If you have 100 reports created in a month on a form, then it is very difficult to see what is triaged, who is working on what, and what still needs attention. The reporter wants something, which is by definition a task.
The simple reports get resolved quickly, so you post a message saying that it is resolved. In a form that is now the top message. Other team members are more and more likely to click on already resolved issues at the top, which may not obviously be resolved.
Eventually these resolved posts will age out and be paginated away, along with other non-resolved reports. The non-resolved reports are essentially closed by being stale. They have been aged out, and no one looks at old reports because they are mixed with things already actioned.
People will still search the form, just as they do tickets, which is the same either way.
As you say, issues are bugs (which often need fixing ASAP), feature requests, general requests for help, etc. etc. It seem very hard to stop issues piling up to the point where you lose control out of them on any github project.
You can see examples of scoping here.
"devops/create" etc, https://gitlab.com/gitlab-org/gitlab-docs/-/issues
First, I triage issues - this should be done relatively quickly (within a day is a good target), and should involve reviewing the issue, determining whether it represents a genuine bug, a misunderstanding, a missing feature, etc., tries to identify where the problem might be occurring, and provides any workarounds, etc. That should happen on every issue without exception.
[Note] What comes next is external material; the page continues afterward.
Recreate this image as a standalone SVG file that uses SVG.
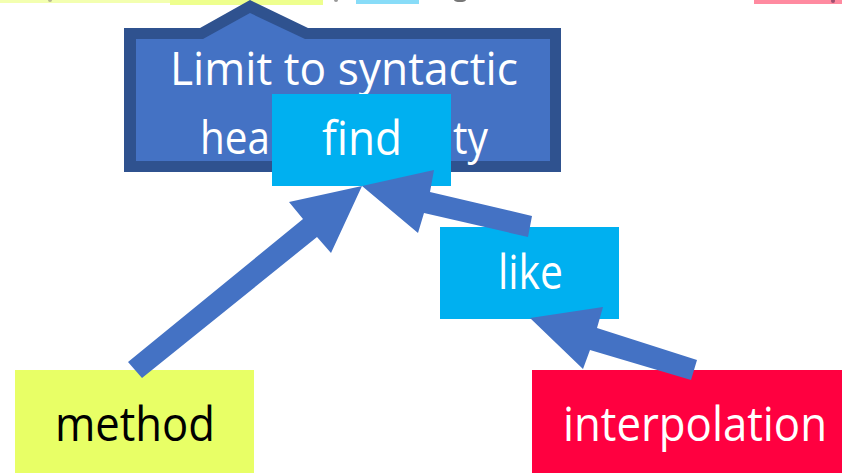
<svg xmlns="http://www.w3.org/2000/svg" width="842" height="473" viewBox="0 0 842 473">
<style>
.t{font-family:"Open Sans","Liberation Sans",sans-serif;font-size:48px;fill:#fff}
.tb{fill:#000}
.c{font-size:45px}
.arrow{fill:#4472C4}
.cyan{fill:#00B0F0}
</style>
<rect width="842" height="473" fill="#fff"/>
<g id="top-strip">
<rect x="0" y="0" width="170" height="3" fill="#F3FFB0"/>
<rect x="170" y="0" width="153" height="5" fill="#EEFF8E"/>
<rect x="356" y="0" width="63" height="4" fill="#88DCF8"/>
<rect x="754" y="0" width="88" height="4" fill="#FF8AA0"/>
<ellipse cx="50" cy="0" rx="2" ry="2" fill="#b8b890"/>
<ellipse cx="336" cy="0" rx="2" ry="2" fill="#999"/>
<ellipse cx="460" cy="0" rx="6" ry="2" fill="#777"/>
<ellipse cx="833" cy="1" rx="2" ry="2" fill="#a05070"/>
</g>
<g id="callout">
<polygon points="124,28 200,28 250,0 308,28 561,28 561,172 124,172" fill="#2F528F"/>
<polygon points="136,39 203,39 250,13 305,39 550,39 550,161 136,161" fill="#4472C4"/>
<text class="t c" x="170" y="85" textLength="348" lengthAdjust="spacingAndGlyphs">Limit to syntactic</text>
<text class="t c" x="200" y="154" textLength="70" lengthAdjust="spacingAndGlyphs">hea</text>
<text class="t c" x="453" y="154" textLength="35" lengthAdjust="spacingAndGlyphs">ty</text>
</g>
<g id="node-find">
<rect class="cyan" x="272" y="94" width="179" height="92"/>
<text class="t" x="322" y="155" textLength="80" lengthAdjust="spacingAndGlyphs">find</text>
</g>
<g id="node-like">
<rect class="cyan" x="440" y="227" width="179" height="92"/>
<text class="t" x="498" y="289" textLength="65" lengthAdjust="spacingAndGlyphs">like</text>
</g>
<g id="node-method">
<rect x="15" y="370" width="239" height="103" fill="#E8FF66"/>
<text class="t tb" x="55" y="441" textLength="160" lengthAdjust="spacingAndGlyphs">method</text>
</g>
<g id="node-interpolation">
<rect x="532" y="370" width="310" height="103" fill="#FF0040"/>
<text class="t" x="563" y="441" textLength="264" lengthAdjust="spacingAndGlyphs">interpolation</text>
</g>
<g id="connectors">
<polygon class="arrow" points="128,362 303,219 289,202 362,186 331,253 317,237 142,378"/>
<polygon class="arrow" points="362,186 434,170 430,192 532,216 528,237 424,213 418,233"/>
<polygon class="arrow" points="530,318 603,307 597,328 697,360 691,380 590,350 583,369"/>
</g>
</svg>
Second is actually solving the issue, if it wasn't solved during triage. The 60 days can be useful here - as much as we all want to have bug free software, an issue that a single person encountered 60 days ago and hasn't been seen or reported by anyone since might just not be worth fixing or might not even exist anymore. Maybe it's unfair to users, but also keeping an issue open indefinitely can be equally unfair - if you're realistically not going to fix something, better that the user knows now.
There's for sure cases where a single report is actually about multiple bugs, but that's relatively rare and I'm happy treating that as the exception rather than the rule.